In March of 2009, grandson Nathan and I took our kayaks out to the Pedernales River in central Texas. Despite the Texas drought, this stretch of the river at the U.S. 281 crossing is dammed and it provides a suitable small lake for us to paddle on. Nathan was seven at the time, but he easily handled his own kayak as we explored the river for turtles, fish, and birds, and enjoyed the Texas spring sunshine.
We didn't find arrowheads, gold coins, or early bottles, but there were pieces of rusty barbed wire, interesting rocks, raccoon tracks and deer droppings – also known as "smart pills" – yes, I shared that old joke with the grandsons years ago.
Nathan was busy filling his pockets with suitable rocks when he found something else. "What's this, Pops?" he asked, as he handed me his most recent find. It was a piece of broken crockery or pottery, and a nice one, because it had part of a name imprinted in the clay. It was about two and one-half inches from top to bottom, and the readable letters were "Wm" on the top line and "CROB" on the second line. The outside was a nice mottled tan glaze and the inside had a shiny brown glaze.
I looked at lists of early Texas potters on the internet hoping for a hit, and I tried to figure out words or names that might fit the letters we had, but I didn't have much luck. Then I emailed a scan of the piece to two friends, Fraser Harris, a potter and collector of early crocks, and Larry Jones, another collector.
It was only minutes later that Larry emailed back and said the piece was part of an old pottery jug that once held Wm RADAM'S MICROBE KILLER, a patent "snake oil" medicine created in the 1880s by William Radam, a Texas nurseryman who had previously invented several potions to kill blight and fungi on plants. Right on the heels of that email came one from Fraser, who had come to the same conclusion and found a similar jug in a book on early Texas pottery.
So, the mystery was quickly and easily solved, and the story was facinating – William Radam had concocted and sold a patent medicine which he claimed would cure most any human illness.

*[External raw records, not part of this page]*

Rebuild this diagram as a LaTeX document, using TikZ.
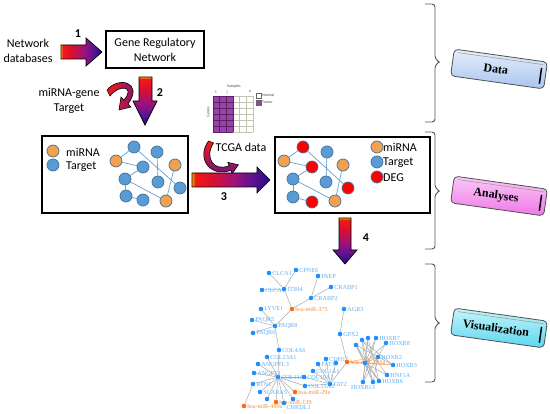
\documentclass[tikz,border=0pt]{standalone}
\usepackage{fontspec}
\setmainfont{Carlito}
\newfontfamily\tnr{Liberation Serif}
\usetikzlibrary{calc,backgrounds}

\definecolor{cblue}{HTML}{5B9BD5}
\definecolor{corange}{HTML}{F5A04C}
\definecolor{cborder}{HTML}{41719C}
\definecolor{cred}{HTML}{FF0000}
\definecolor{edgeA}{HTML}{6A9FD8}
\definecolor{purp}{HTML}{9E3FAE}
\definecolor{gridc}{HTML}{C4C4B4}
\definecolor{vblue}{HTML}{1E8FFF}
\definecolor{vorange}{HTML}{FF6A10}
\definecolor{vlab}{HTML}{62B0F4}
\definecolor{vlabo}{HTML}{F49040}
\definecolor{vedgec}{HTML}{AAAAAA}
\definecolor{bracec}{HTML}{555555}
\definecolor{tagb}{HTML}{505050}
\definecolor{dataT}{HTML}{E6EFFB}
\definecolor{dataB}{HTML}{A8C4EE}
\definecolor{anaT}{HTML}{FBC8F7}
\definecolor{anaB}{HTML}{EE78E6}
\definecolor{visT}{HTML}{C4F5FC}
\definecolor{visB}{HTML}{5CD6EE}
\definecolor{g0}{HTML}{FFA010}
\definecolor{g1}{HTML}{F41A14}
\definecolor{g2}{HTML}{D8102E}
\definecolor{g3}{HTML}{A0127A}
\definecolor{g4}{HTML}{601492}
\definecolor{g5}{HTML}{260A80}
\pgfdeclarehorizontalshading{arrowH}{100bp}{color(0bp)=(g0); color(25bp)=(g0); color(27bp)=(g1); color(38bp)=(g2); color(52bp)=(g3); color(63bp)=(g4); color(75bp)=(g5); color(100bp)=(g5)}

\tikzset{
 txt/.style={font=\fontsize{12}{15}\selectfont, inner sep=0pt},
 numb/.style={font=\bfseries\fontsize{12}{14}\selectfont, inner sep=0pt},
 box/.style={draw=black, line width=1.2pt, inner sep=0pt},
 netnode/.style={circle, draw=cborder, line width=0.7pt, minimum size=12pt, inner sep=0pt},
 mir/.style={netnode, fill=corange},
 tgt/.style={netnode, fill=cblue},
 deg/.style={netnode, fill=cred},
 nedge/.style={draw=edgeA, line width=0.7pt},
 gshape/.style={shading=arrowH, draw=black, line width=0.7pt},
 vdot/.style={circle, fill=vblue, inner sep=0pt, minimum size=4.6pt},
 vodot/.style={vdot, fill=vorange},
 vl/.style={font=\tnr\fontsize{6.2}{6.2}\selectfont, text=vlab, inner sep=0.6pt},
 vlo/.style={vl, text=vlabo},
 vedge/.style={draw=vedgec, line width=0.5pt},
 voedge/.style={draw=vorange!55, line width=0.6pt},
 brc/.style={draw=bracec, line width=0.9pt, rounded corners=3pt},
 tag/.style={font=\tnr\bfseries\fontsize{12}{14}\selectfont, text=black, inner sep=0pt},
 tiny/.style={font=\fontsize{4}{4}\selectfont, inner sep=0pt, text=black!70},
}
\newcommand\visn[4]{\node[vdot,label={[vl]right:#4}] (#1) at (#2,#3) {};}
\newcommand\viso[4]{\node[vodot,label={[vlo]right:#4}] (#1) at (#2,#3) {};}

\begin{document}
\begin{tikzpicture}[x=1pt,y=-1pt]
\useasboundingbox (0,0) rectangle (550,414);
\begin{scope}[on background layer]
\fill[white] (0,0) rectangle (550,414);
\end{scope}

% ---------- top row ----------
\node[txt, align=center] (netdb) at (28,51) {Network\\databases};
\node[numb] (num1) at (78,34) {1};
\shadedraw[gshape] (61,45) -- (86,45) -- (86,38) -- (102,52) -- (86,66) -- (86,59) -- (61,59) -- cycle;
\node[box, minimum width=98pt, minimum height=37pt] (grn) at (155,49.5) {};
\node[txt, align=center] (grntext) at (grn.center) {Gene Regulatory\\Network};

% arrow 2 and miRNA-gene target
\shadedraw[gshape, shading angle=-90] (139,77) -- (152,77) -- (152,101) -- (157,101) -- (145,125) -- (133,101) -- (139,101) -- cycle;
\node[numb] (num2) at (160,93) {2};
\node[txt, align=center] (mgt) at (69,101) {miRNA-gene\\Target};
\shadedraw[left color=g1, right color=g4, draw=black, line width=0.6pt]
  (107,90) .. controls (118,76) and (144,82) .. (128,104) -- (131,107) -- (119,110) -- (121,97) -- (124,100)
  .. controls (136,86) and (119,84) .. (110,96) -- cycle;

% ---------- box A ----------
\node[box, minimum width=146pt, minimum height=77pt] (boxA) at (115,174.5) {};
\node[mir] (la1) at (53,151) {};
\node[tgt] (la2) at (53,165) {};
\node[txt, anchor=west] (lat1) at (66,152) {miRNA};
\node[txt, anchor=west] (lat2) at (66,167) {Target};
\node[tgt] (a1) at (134,147) {};
\node[tgt] (a2) at (157,152) {};
\node[mir] (a3) at (116,161) {};
\node[tgt] (a4) at (143,167) {};
\node[mir] (a5) at (175,165) {};
\node[tgt] (a6) at (125,179) {};
\node[tgt] (a7) at (158,182) {};
\node[tgt] (a8) at (180,188) {};
\node[tgt] (a9) at (126,196) {};
\node[tgt] (a10) at (143,200) {};
\node[mir] (a11) at (166,201) {};

% ---------- TCGA matrix ----------
\fill[purp] (213,96) rectangle (233,132);
\foreach \i in {3,...,6} \draw[gridc, line width=0.4pt] ({213+\i*20/3},96) -- ({213+\i*20/3},132);
\foreach \j in {0,...,6} \draw[gridc, line width=0.4pt] (233,{96+\j*6}) -- (253,{96+\j*6});
\foreach \i in {0,...,3} \draw[purp!55!black, line width=0.4pt] ({213+\i*20/3},96) -- ({213+\i*20/3},132);
\foreach \j in {0,...,6} \draw[purp!55!black, line width=0.4pt] (213,{96+\j*6}) -- (233,{96+\j*6});
\node[tiny] (samp) at (234,86) {Samples};
\node[tiny] (c1) at (216,92) {1};
\node[tiny] (cj) at (227,92) {j};
\node[tiny] (cn) at (250,92) {n};
\node[tiny, rotate=90] (genes) at (208,112) {Genes};
\draw[black!60, line width=0.3pt, fill=white] (256,93) rectangle (261,98);
\node[tiny, anchor=west] (lnorm) at (262,95.5) {Normal};
\draw[black!60, line width=0.3pt, fill=purp] (256,100) rectangle (261,105);
\node[tiny, anchor=west] (ltum) at (262,102.5) {Tumor};

\node[txt] (tcga) at (241,147) {TCGA data};
\shadedraw[top color=g1, bottom color=g4, draw=black, line width=0.6pt]
  (208.5,141) .. controls (196,158) and (210,178) .. (230.9,170.3) -- (232.2,173.6) -- (238.4,164.8) -- (227.8,162.4) -- (229.1,165.7)
  .. controls (214,172) and (204,158) .. (213.5,143) -- cycle;

% arrow 3
\shadedraw[gshape] (192,173) -- (257,173) -- (257,167) -- (270,180) -- (257,193) -- (257,187) -- (192,187) -- cycle;
\node[numb] (num3) at (224,197) {3};

% ---------- box B ----------
\node[box, minimum width=155pt, minimum height=76pt] (boxB) at (352.5,175) {};
\node[mir] (lb1) at (377,147) {};
\node[tgt] (lb2) at (377,162) {};
\node[deg] (lb3) at (377,177) {};
\node[txt, anchor=west] (lbt1) at (383,147) {miRNA};
\node[txt, anchor=west] (lbt2) at (383,163) {Target};
\node[txt, anchor=west] (lbt3) at (383,178) {DEG};
\node[deg] (b1) at (303,147) {};
\node[tgt] (b2) at (327,152) {};
\node[mir] (b3) at (284,161) {};
\node[deg] (b4) at (312,167) {};
\node[mir] (b5) at (343,165) {};
\node[tgt] (b6) at (293,179) {};
\node[tgt] (b7) at (326,182) {};
\node[deg] (b8) at (348,188) {};
\node[tgt] (b9) at (293,197) {};
\node[deg] (b10) at (312,202) {};
\node[mir] (b11) at (335,201) {};

\begin{scope}[on background layer]
\foreach \p in {a,b}{
  \draw[nedge] (\p3) -- (\p1);
  \draw[nedge] (\p3) -- (\p4);
  \draw[nedge] (\p1) -- (\p8);
  \draw[nedge] (\p4) -- (\p6);
  \draw[nedge] (\p6) -- (\p9);
  \draw[nedge] (\p9) -- (\p10);
  \draw[nedge] (\p2) -- (\p7);
  \draw[nedge] (\p5) -- (\p11);
  \draw[nedge] (\p6) -- (\p11);
}
\end{scope}

% arrow 4
\shadedraw[gshape, shading angle=-90] (339,218) -- (351,218) -- (351,250) -- (357,250) -- (345,264) -- (333,250) -- (339,250) -- cycle;
\node[numb] (num4) at (366,238) {4};

% ---------- network visualization ----------
\visn{v1}{269}{273}{CLCA1}
\visn{v2}{296}{270}{CPNE6}
\visn{v3}{318}{276}{PAEP}
\visn{v4}{331}{287}{CRABP1}
\visn{v5}{262}{290}{CLCA4}
\visn{v6}{284}{289}{ITIH4}
\visn{v7}{311}{298}{CRABP2}
\viso{m1}{292}{309}{hsa-miR-375}
\visn{v8}{261}{309}{LYVE1}
\visn{v9}{344}{309}{AGR3}
\visn{v10}{252}{320}{PAQR5}
\visn{v11}{275}{326}{PAQR8}
\visn{v12}{253}{333}{PAQR6}
\visn{v13}{340}{334}{GPX2}
\visn{v14}{279}{350}{COL4A6}
\visn{v15}{267}{357}{COL23A1}
\visn{v16}{258}{364}{ANGPTL3}
\visn{v17}{254}{373}{ANGPT1}
\visn{h1}{278}{377}{COL11A1}
\visn{v18}{253}{384}{RTN1}
\visn{v19}{260}{392}{SCARA5}
\node[vdot] (v20) at (267,399) {};
\viso{m2}{276}{402}{hsa-miR-139}
\node[vdot,label={[vl,anchor=north west]south east:CHRDL1}] (v21) at (284,403) {};
\node[vdot] (v22) at (293,399) {};
\viso{m3}{295}{392}{hsa-miR-29a}
\viso{m4}{244}{406}{hsa-miR-449a}
\visn{v23}{304}{377}{COL10A1}
\visn{v24}{305}{386}{COL11A2}
\visn{v25}{330}{384}{FAT2}
\visn{v26}{313}{371}{COL1A1}
\visn{v27}{318}{364}{FAT1}
\visn{v28}{326}{359}{CDH17}
\node[vdot] (v29) at (336,363) {};
\viso{m5}{347}{362}{hsa-miR-196a}
\node[vdot] (h2) at (365,363) {};
\node[vdot] (v30) at (356,345) {};
\node[vdot] (v31) at (362,340) {};
\node[vdot] (v32) at (368,338) {};
\visn{v33}{376}{338}{HOXB7}
\visn{v34}{386}{343}{HOXB8}
\visn{v35}{378}{357}{HOXB2}
\visn{v36}{393}{365}{HOXB3}
\visn{v37}{387}{375}{HNF1A}
\visn{v38}{379}{381}{HOXB6}
\node[vdot] (v39) at (373,382) {};
\node[vdot,label={[vl]below:HOXB13}] (v40) at (363,382) {};

\begin{scope}[on background layer]
\draw[vedge] (v1) -- (v6);
\draw[vedge] (v2) -- (v6);
\draw[vedge] (v5) -- (v6);
\draw[vedge] (v6) -- (m1);
\draw[vedge] (v3) -- (v7);
\draw[vedge] (v4) -- (v7);
\draw[vedge] (v7) -- (m1);
\draw[vedge] (m1) -- (v11);
\draw[vedge] (v8) -- (v11);
\draw[vedge] (v10) -- (v11);
\draw[vedge] (v12) -- (v11);
\draw[vedge] (v11) -- (v14);
\draw[vedge] (v14) -- (h1);
\foreach \t in {v15,v16,v17,v18,v19,v20,m2,v21,v22,m3,v23,v24}
  \draw[vedge] (h1) -- (\t);
\draw[vedge] (v18) -- (m4);
\foreach \t in {v24,v23,v26,v27,v28,v29,m5}
  \draw[vedge] (v25) -- (\t);
\draw[vedge] (v9) -- (v13);
\draw[vedge] (v13) -- (m5);
\foreach \t in {v30,v31,v32,v33,v34,v35,v36,v37,v38,v39,v40}
  \draw[vedge] (h2) -- (\t);
\draw[vedge] (v30) -- (v39);
\draw[vedge] (v30) -- (v38);
\draw[vedge] (v31) -- (v39);
\draw[vedge] (v31) -- (v37);
\draw[vedge] (v32) -- (v40);
\draw[vedge] (v32) -- (v38);
\draw[vedge] (v33) -- (v40);
\draw[vedge] (v34) -- (v40);
\draw[vedge] (v35) -- (v39);
\draw[vedge] (v30) -- (v36);
\draw[vedge] (v31) -- (v36);
\draw[voedge] (m5) -- (h2);
\draw[voedge] (m5) -- (v35);
\draw[voedge] (m5) -- (v36);
\end{scope}

% ---------- braces ----------
\draw[brc] (425,4) -- (435,4) -- (435,59) -- (440,62) -- (435,65) -- (435,122) -- (425,122);
\draw[brc] (425,132) -- (435,132) -- (435,188) -- (440,191) -- (435,194) -- (435,249) -- (425,249);
\draw[brc] (425,264) -- (435,264) -- (435,320) -- (440,323) -- (435,326) -- (435,382) -- (425,382);

% ---------- tags ----------
\begin{scope}[shift={(499,69)}, rotate=-8]
 \shade[top color=dataT, bottom color=dataB, draw=tagb, line width=0.8pt, rounded corners=4pt] (-47,-13.5) rectangle (47,13.5);
 \draw[tagb!60, line width=0.5pt] (-43,-10.5) -- (43,-10.5);
 \draw[black, line width=1.5pt] (42,-7) -- (42,9);
 \node[tag, transform shape] (data) at (-3,0.5) {Data};
\end{scope}
\begin{scope}[shift={(499,196)}, rotate=-8]
 \shade[top color=anaT, bottom color=anaB, draw=tagb, line width=0.8pt, rounded corners=4pt] (-47,-13.5) rectangle (47,13.5);
 \draw[tagb!60, line width=0.5pt] (-43,-10.5) -- (43,-10.5);
 \draw[black, line width=1.5pt] (42,-7) -- (42,9);
 \node[tag, transform shape] (analyses) at (-3,0.5) {Analyses};
\end{scope}
\begin{scope}[shift={(499,328)}, rotate=-8]
 \shade[top color=visT, bottom color=visB, draw=tagb, line width=0.8pt, rounded corners=4pt] (-47,-13.5) rectangle (47,13.5);
 \draw[tagb!60, line width=0.5pt] (-43,-10.5) -- (43,-10.5);
 \draw[black, line width=1.5pt] (42,-7) -- (42,9);
 \node[tag, transform shape] (visual) at (-3,0.5) {Visualization};
\end{scope}
\end{tikzpicture}
\end{document}
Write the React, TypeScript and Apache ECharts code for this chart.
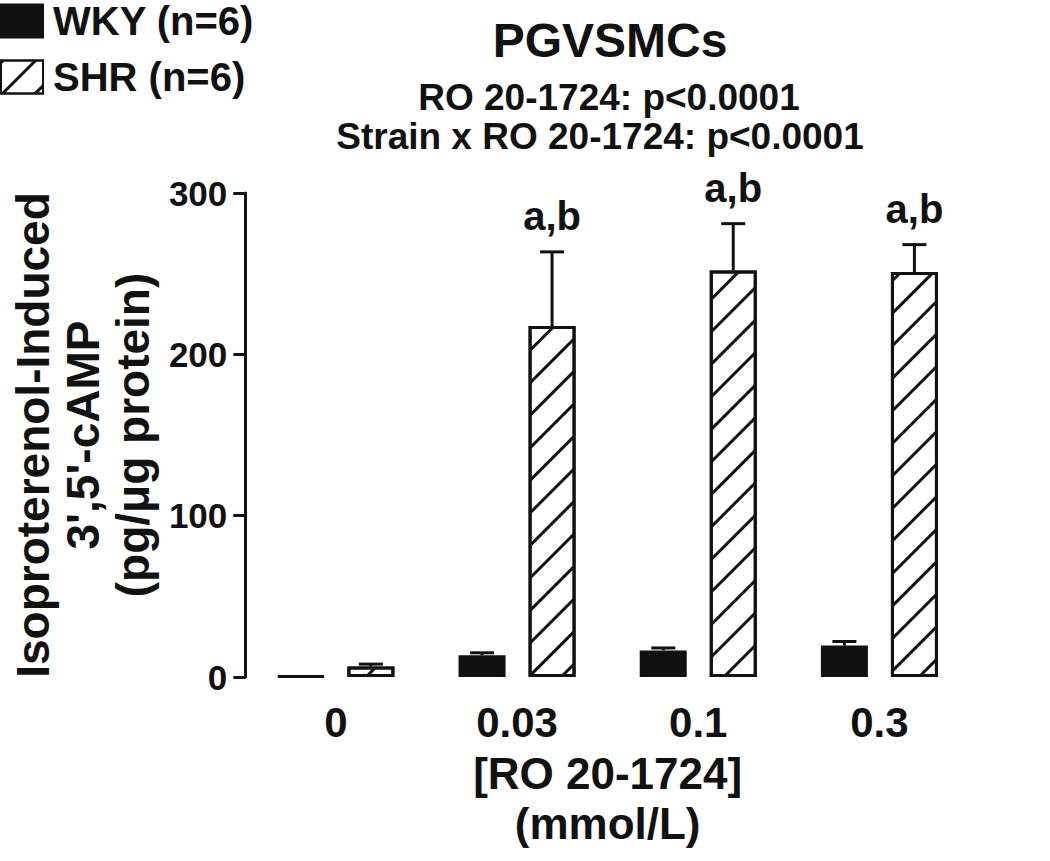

After working for 20 years at his own nursery business near Austin, Radam came down with malaria, and he theroized that he might cure human diseases the same way he had been curing the diseases of plants. He tried several concoctions, and after 6 months of drinking the potions, declared himself cured. Radam claimed the potion was a complex process that used sulfur, sodium nitrate, manganese oxide, sandalwood, and potassium chloride.
The first Microbe Killer jugs appear to have been salt-glazed stoneware manufactured by Meyer Pottery in Atascosa, just south of San Antonio. It seemed that Nathan had found a piece of one of those and the jug had probably been thrown into a trash dump on or near the bank of the river.
Below is a stoneware jug that is similar to the the one that which Nathan's pottery sherd was originally a part of.
Thanks to Nathan's keen eye, we both ended up with something for "Show and Tell." He took the the pottery sherd and it's story to school, and he allowed me to write about his find in this blog entry.